Virtually every poll released in the last couple weeks shows Kerry making tremendous gains in these individual states. In fact, Kerry now leads in the most recent poll in every state won by Gore in 2000 and is either winning or within the margin of error in all 11 battleground states won by Bush. In making such strong gains at this stage, Kerry has put himself in an enviable position and can now use the unparalleled exposure of the Democratic Convention to solidify these gains, reinforcing his already strong support in the Democratic base and reaching out to even more Independents and newly engaged voters.
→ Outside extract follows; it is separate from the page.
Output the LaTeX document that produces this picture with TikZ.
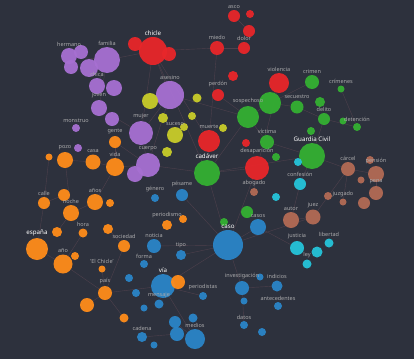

Besides the fluctuations of polls, what’s interesting about the above statement is the reference to the battleground states. Because of our Electoral College system, national polls (as cited by Schoen) can only tell you so much, and this is where the news becomes ominous for Obama. Unless he has a huge national lead in the fall, Obama will likely be fighting for the same swing states for which Kerry fought. iam0nly1 argues that African Americans are unlikely to increase their numbers sufficiently to carry Obama in Southern states. With the South off the table, Obama will also be disadvantaged in the Rust Belt and Florida, and he will be fighting for the Rocky Mountain West:

[Obama’s team] discuss the Rocky Mountain states of Nevada, New Mexico and Colorado, but frankly, even if he wins those three, and Michigan, Pennsylvania and New Hampshire (all three of which will be highly competitive), if he loses Ohio and Florida, he will lose the election 267-271 (this count includes all the states Kerry won). In short, if Obama loses Ohio and Florida, the three Rocky Mountain states and Georgia and Virginia become must win states.

In short, Obama’s minuscule national lead today — prior to the expected Republican assault — will show Obama to be a map-changer, but not in the direction he hopes.